§ **Task brief**
Reproduce each line that includes the word "this".

## START

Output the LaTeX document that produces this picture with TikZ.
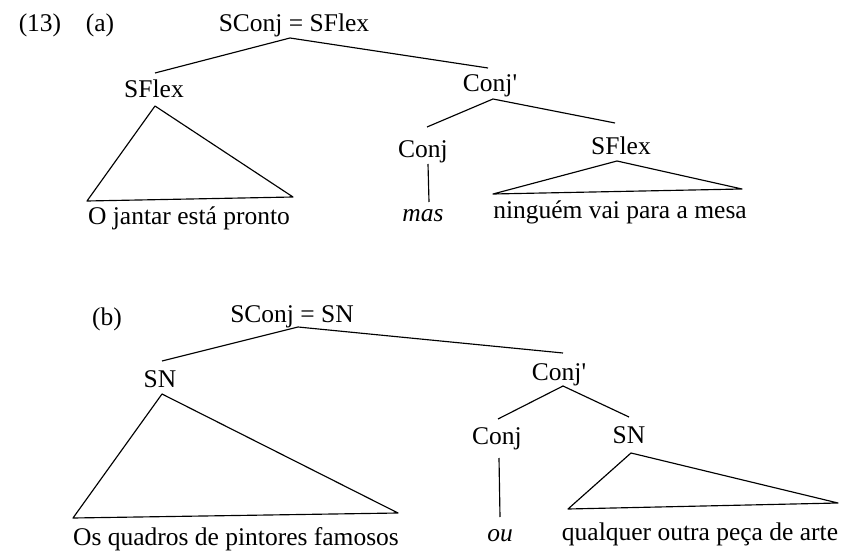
\documentclass[tikz,border=0pt]{standalone}
\usepackage{fontspec}
\setmainfont{Liberation Serif}
\newcommand{\sq}{\XeTeXglyph\XeTeXcharglyph"27\relax}
\begin{document}
\begin{tikzpicture}[x=1pt,y=-1pt,
  lbl/.style={anchor=base,inner sep=0pt,font=\fontsize{25.5}{30}\selectfont},
  edge/.style={line width=1.15pt,line join=round}]
\useasboundingbox (0,0) rectangle (843,553);
% ---------- (a) ----------
\node[lbl] (n13) at (40,32) {(13)};
\node[lbl] (la) at (100,32) {(a)};
\node[lbl] (aroot) at (294,32) {SConj = SFlex};
\node[lbl] (asf1) at (154,98) {SFlex};
\node[lbl] (at1) at (189,225) {O jantar está pronto};
\node[lbl] (acb) at (490,92) {Conj\sq};
\node[lbl] (acj) at (423,158) {Conj};
\node[lbl] (amas) at (423,222) {\itshape mas};
\node[lbl] (asf2) at (621,155) {SFlex};
\node[lbl] (at2) at (620,219) {ninguém vai para a mesa};
\coordinate (aR) at (290,38);
\coordinate (aL) at (155,73);
\coordinate (aCB) at (488,68);
\coordinate (aT1a) at (155,106);
\coordinate (aT1l) at (87,201);
\coordinate (aT1r) at (293,197);
\coordinate (aCBa) at (493,99);
\coordinate (aCBl) at (427,127);
\coordinate (aCBr) at (615,123);
\coordinate (aVt) at (428,164);
\coordinate (aVb) at (429,202);
\coordinate (aT2a) at (617,161);
\coordinate (aT2l) at (493,194);
\coordinate (aT2r) at (742,189);
\draw[edge] (aL) -- (aR) -- (aCB);
\draw[edge] (aT1a) -- (aT1l) -- (aT1r) -- cycle;
\draw[edge] (aCBl) -- (aCBa) -- (aCBr);
\draw[edge] (aVt) -- (aVb);
\draw[edge] (aT2a) -- (aT2l) -- (aT2r) -- cycle;
% ---------- (b) ----------
\node[lbl] (lb) at (107,325) {(b)};
\node[lbl] (broot) at (292,322) {SConj = SN};
\node[lbl] (bsn1) at (160,387) {SN};
\node[lbl] (bt1) at (236,545) {Os quadros de pintores famosos};
\node[lbl] (bcb) at (559,380) {Conj\sq};
\node[lbl] (bcj) at (497,444) {Conj};
\node[lbl] (bou) at (500,541) {\itshape ou};
\node[lbl] (bsn2) at (629,443) {SN};
\node[lbl] (bt2) at (700,540) {qualquer outra peça de arte};
\coordinate (bR) at (298,327);
\coordinate (bL) at (162,361);
\coordinate (bCB) at (563,353);
\coordinate (bT1a) at (162,394);
\coordinate (bT1l) at (73,518);
\coordinate (bT1r) at (398,513);
\coordinate (bCBa) at (563,386);
\coordinate (bCBl) at (498,419);
\coordinate (bCBr) at (629,417);
\coordinate (bVt) at (499,458);
\coordinate (bVb) at (500,517);
\coordinate (bT2a) at (631,453);
\coordinate (bT2l) at (568,509);
\coordinate (bT2r) at (838,503);
\draw[edge] (bL) -- (bR) -- (bCB);
\draw[edge] (bT1a) -- (bT1l) -- (bT1r) -- cycle;
\draw[edge] (bCBl) -- (bCBa) -- (bCBr);
\draw[edge] (bVt) -- (bVb);
\draw[edge] (bT2a) -- (bT2l) -- (bT2r) -- cycle;
\end{tikzpicture}
\end{document}
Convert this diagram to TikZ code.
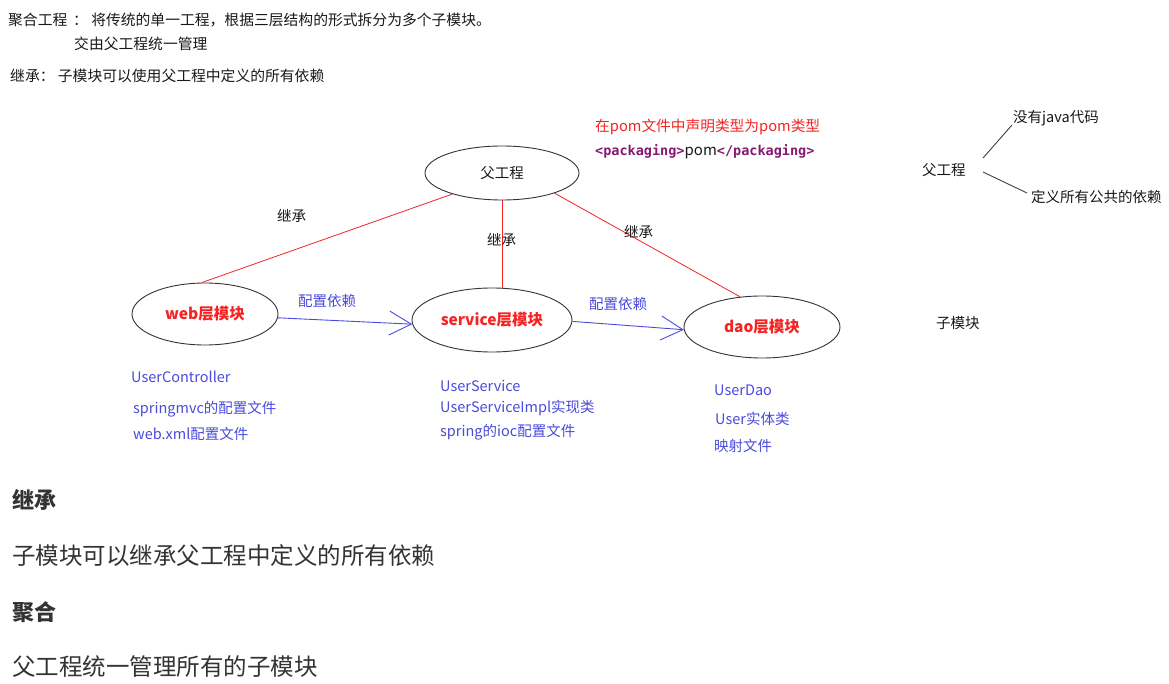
\documentclass[tikz,border=0pt]{standalone}
\usepackage{fontspec}
\setmainfont{Noto Sans CJK SC}
\newfontfamily\monob{DejaVu Sans Mono}
\usetikzlibrary{arrows.meta,shapes.geometric}
\definecolor{myred}{RGB}{245,35,35}
\definecolor{myblue}{RGB}{75,75,220}
\definecolor{tagpurple}{RGB}{135,25,115}
\definecolor{txt}{RGB}{25,25,25}
\definecolor{bodytxt}{RGB}{51,51,51}
\begin{document}
\begin{tikzpicture}[x=1pt,y=-1pt,
  lbl/.style={anchor=west, inner sep=0pt, font=\fontsize{14.5}{16}\selectfont, text=txt},
  toplbl/.style={lbl, font=\fontsize{14.8}{17}\selectfont},
  bluetxt/.style={lbl, text=myblue},
  module/.style={ellipse, draw=black!80, line width=0.9pt, inner sep=0pt, font=\bfseries\fontsize{15.5}{17}\selectfont, text=myred},
  inherit/.style={draw=myred, line width=0.8pt},
  dep/.style={draw=myblue, line width=0.9pt, -{Straight Barb[length=22pt,width=24pt,line width=0.9pt]}},
  thinline/.style={draw=black!75, line width=0.9pt},
  heading/.style={anchor=west, inner sep=0pt, font=\bfseries\fontsize{22}{26}\selectfont, text=bodytxt},
  body/.style={anchor=west, inner sep=0pt, font=\fontsize{23.5}{28}\selectfont, text=bodytxt}]
\useasboundingbox[fill=white] (0,0) rectangle (1169,684);

% top texts
\node[toplbl] (t1) at (8,20) {聚合工程 \,： 将传统的单一工程，根据三层结构的形式拆分为多个子模块。};
\node[toplbl] (t2) at (74,44) {交由父工程统一管理};
\node[toplbl] (t3) at (10,76) {继承： 子模块可以使用父工程中定义的所有依赖};

% pom note
\node[lbl, text=myred, font=\fontsize{14.7}{17}\selectfont] (pomnote) at (595,127) {在pom文件中声明类型为pom类型};
\node[lbl] (pack) at (595,152) {{\monob\bfseries\fontsize{13.5}{16}\selectfont\color{tagpurple}<packaging>}{\fontsize{15}{17}\selectfont pom}{\monob\bfseries\fontsize{13.5}{16}\selectfont\color{tagpurple}</packaging>}};

% ellipses
\node[ellipse, draw=black!80, line width=0.9pt, inner sep=0pt, minimum width=154pt, minimum height=54pt, font=\fontsize{14.5}{16}\selectfont, text=txt] (parent) at (502,173) {父工程};
\node[module, minimum width=146pt, minimum height=62pt] (web) at (205,314) {web层模块};
\node[module, minimum width=160pt, minimum height=64pt] (service) at (492,320) {service层模块};
\node[module, minimum width=156pt, minimum height=62pt] (dao) at (762,327) {dao层模块};

% inheritance lines
\draw[inherit] (parent.203) -- (web.96);
\draw[inherit] (parent.south) -- (parent.south |- service.north);
\draw[inherit] (parent.-21) -- (dao.126);
\node[lbl] (i1) at (277,216) {继承};
\node[lbl] (i2) at (487,240) {继承};
\node[lbl] (i3) at (624,232) {继承};

% dependency arrows
\draw[dep] (web.-3) -- (service.183);
\draw[dep] (service.-1) -- (dao.182);
\node[bluetxt] (d1) at (298,301) {配置依赖};
\node[bluetxt] (d2) at (589,304) {配置依赖};

% module contents
\node[bluetxt] (w1) at (131,377) {UserController};
\node[bluetxt] (w2) at (133,409) {springmvc的配置文件};
\node[bluetxt] (w3) at (133,434) {web.xml配置文件};
\node[bluetxt] (s1) at (440,386) {UserService};
\node[bluetxt] (s2) at (440,408) {UserServiceImpl实现类};
\node[bluetxt] (s3) at (440,432) {spring的ioc配置文件};
\node[bluetxt] (o1) at (714,390) {UserDao};
\node[bluetxt] (o2) at (715,419) {User实体类};
\node[bluetxt] (o3) at (714,446) {映射文件};

% right side
\node[lbl] (rp) at (922,170) {父工程};
\node[lbl] (java) at (1013,118) {没有java代码};
\node[lbl] (pub) at (1031,197) {定义所有公共的依赖};
\coordinate (a1) at (983,158);
\coordinate (a2) at (1012,125);
\coordinate (b1) at (983,172);
\coordinate (b2) at (1027,193);
\draw[thinline] (a1) -- (a2);
\draw[thinline] (b1) -- (b2);
\node[lbl] (sub) at (936,323) {子模块};

% bottom
\node[heading] (h1) at (12,500) {继承};
\node[body] (b1t) at (12,556) {子模块可以继承父工程中定义的所有依赖};
\node[heading] (h2) at (12,612) {聚合};
\node[body] (b2t) at (12,667) {父工程统一管理所有的子模块};
\end{tikzpicture}
\end{document}
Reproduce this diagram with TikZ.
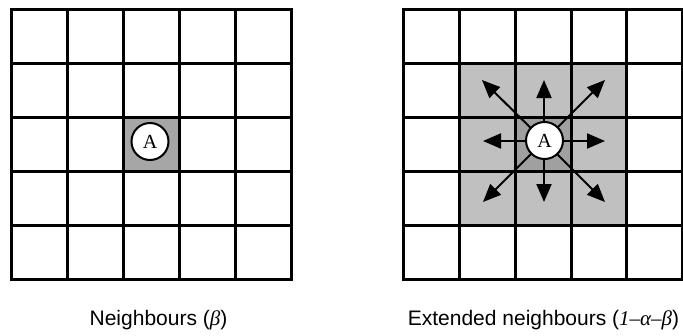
\documentclass[tikz,border=0pt]{standalone}
\usepackage{fontspec}
\setmainfont{Liberation Sans}
\newfontfamily\lblserif{Liberation Serif}
\usetikzlibrary{arrows.meta}
\definecolor{cellmid}{HTML}{A6A6A6}
\definecolor{celllight}{HTML}{C0C0C0}
\definecolor{celldark}{HTML}{A0A0A0}
\begin{document}
\begin{tikzpicture}[x=1pt,y=-1pt,
  gridline/.style={line width=3pt,line cap=rect},
  agent/.style={circle,draw,line width=2pt,fill=white,minimum size=37pt,inner sep=0pt,
    font=\lblserif\fontsize{20}{20}\selectfont},
  move/.style={line width=2pt,-{Triangle[length=18pt 0 0,width=15pt 0 0]}},
  caption/.style={font=\fontsize{21}{24}\selectfont,anchor=base,inner sep=0pt}]
\useasboundingbox (0,0) rectangle (683,335);
% ---------- left grid ----------
\fill[cellmid] (123.6,117.4) rectangle (179.6,171.4);
\foreach \i in {0,...,5}{
  \draw[gridline] ({11.5+56.04*\i},9.5) -- ({11.5+56.04*\i},279.3);
  \draw[gridline] (11.5,{9.5+53.96*\i}) -- (291.7,{9.5+53.96*\i});
}
\node[agent] (a1) at (150,141.5) {A};
\node[caption] (l1) at (158.5,325) {Neighbours ({\lblserif\itshape β})};
% ---------- right grid ----------
\fill[celllight] (459.5,63.5) rectangle (627.0,225.3);
\fill[celldark] (515.3,117.4) rectangle (571.2,171.4);
\foreach \i in {0,...,5}{
  \draw[gridline] ({403.8+55.74*\i},9.5) -- ({403.8+55.74*\i},279.3);
  \draw[gridline] (403.8,{9.5+53.96*\i}) -- (682.5,{9.5+53.96*\i});
}
\coordinate (c) at (544,141);
\coordinate (tn) at (544,80);
\coordinate (ts) at (544,202);
\coordinate (tw) at (483,141);
\coordinate (te) at (605,141);
\coordinate (tnw) at (482,80);
\coordinate (tne) at (605,80);
\coordinate (tsw) at (483,202);
\coordinate (tse) at (605,202);
\foreach \t in {tn,ts,tw,te,tnw,tne,tsw,tse}{
  \draw[move] (c) -- (\t);
}
\node[agent] (a2) at (544.5,140.5) {A};
\node[caption] (l2) at (543.5,325) {Extended neighbours ({\lblserif\itshape 1–α–β})};
\end{tikzpicture}
\end{document}
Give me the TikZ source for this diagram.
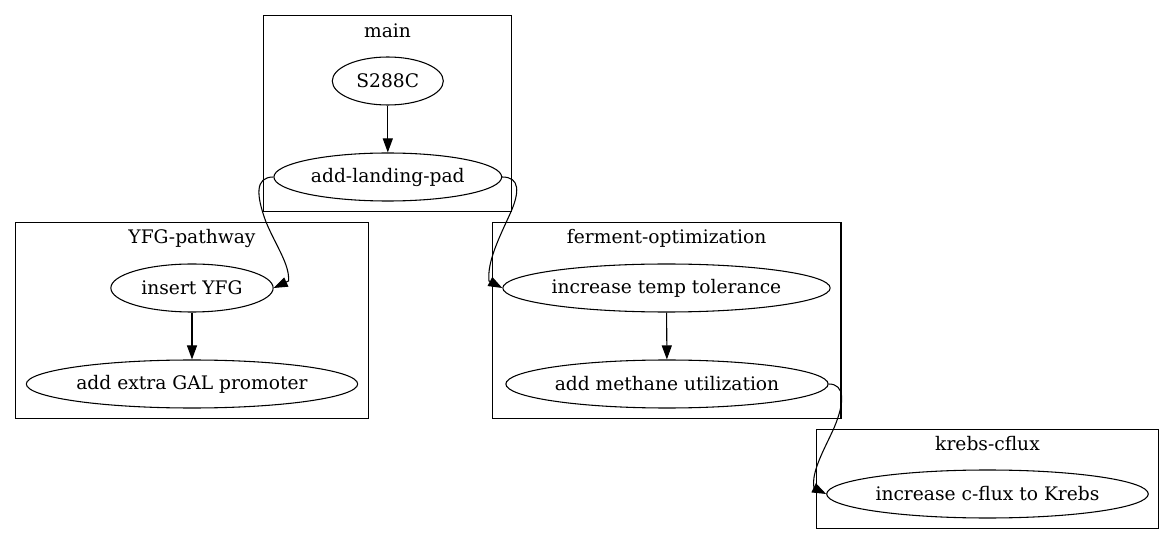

## END

§ **Answer to the problem**
Output the LaTeX document that produces this picture with TikZ.
Convert this diagram to TikZ code.
Reproduce this diagram with TikZ.
Give me the TikZ source for this diagram.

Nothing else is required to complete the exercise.